Hi all! I have a very specific technical question ...
# ask-community
b
Hi all! I have a very specific technical question about prefect related to task configuration.
I would like a series of tasks to feel like a unix pipeline, in the sense of metadata about the previous job in the series could be fed into the next job
My use case is let’s say I have spark jobs A -> B -> C Each one reads from a data lake, does some processing, then writes back to the same data lake I would like for the output directory of A to automagically become the input directory of B How would you do something like this with prefect?
n
Hi @brian - if I understand your question correctly, you should be able to do this:
Copy code
@task
def A(dir: str):
  # .. do stuff
  return dir

@task
def B(dir:str):
  # .. do stuff
  return dir

@task
def C(dir:str):
  # .. do stuff
  return dir

with Flow("Unix-like Pipeline") as flow:
  dir = Parameter("directory")
  
  a = A(dir=dir)
  b = B(dir=a)
  c = C(dir=b)
b
Yes!
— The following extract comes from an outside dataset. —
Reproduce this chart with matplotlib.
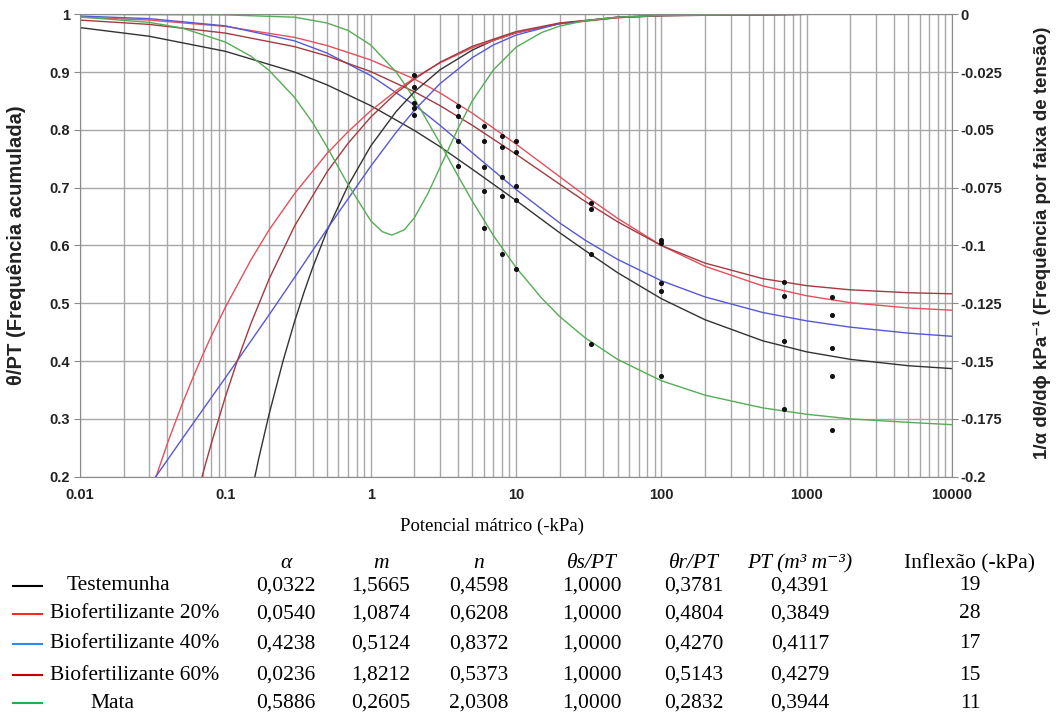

Or maybe even something like
Copy code
with Flow("foo") as flow:
  in = Parameter("input_dir")
  out = Parameter("output_dir")
  with Chain(in, out) as chain:
     chain(A, B, C)
I think my issue is that unix pipelines are not graphs! What I’m wanting might be a fantasy
I just love
|
so much….
n
😆 it is really really nice to use, I’m not sure there’s a python equivalent 😞
(in JS we can use method chaining though … 😇 )
b
It’s more just me wanting unix pipelines everywhere and also this I hate configuration
z
We have
|
implemented for tasks in Prefect
Copy code
def __ror__(self, other: object) -> "Task":
        """
        Creates a state dependency between `self` and `other`:
            `other | self --> self.set_dependencies(upstream_tasks=[other])`

        Args:
            - other (object): An object that will be converted to a Task and set as an
                upstream dependency of this Task.

        Returns:
            - Task
        """
        self.set_dependencies(upstream_tasks=[other])
        return self
🤯 3
You could implement a
Task
subclass that binds the return value of the upstream to the first argument of the downstream by overriding this method.
n
whoa! TIL 🙂
b
Thx for sharing that @Zanie it sounds incredibly slick
I typically hate operator overloading because I think it leads to ungrokable code, but I’ll have to mull it over for this case…
k
Wow TIL also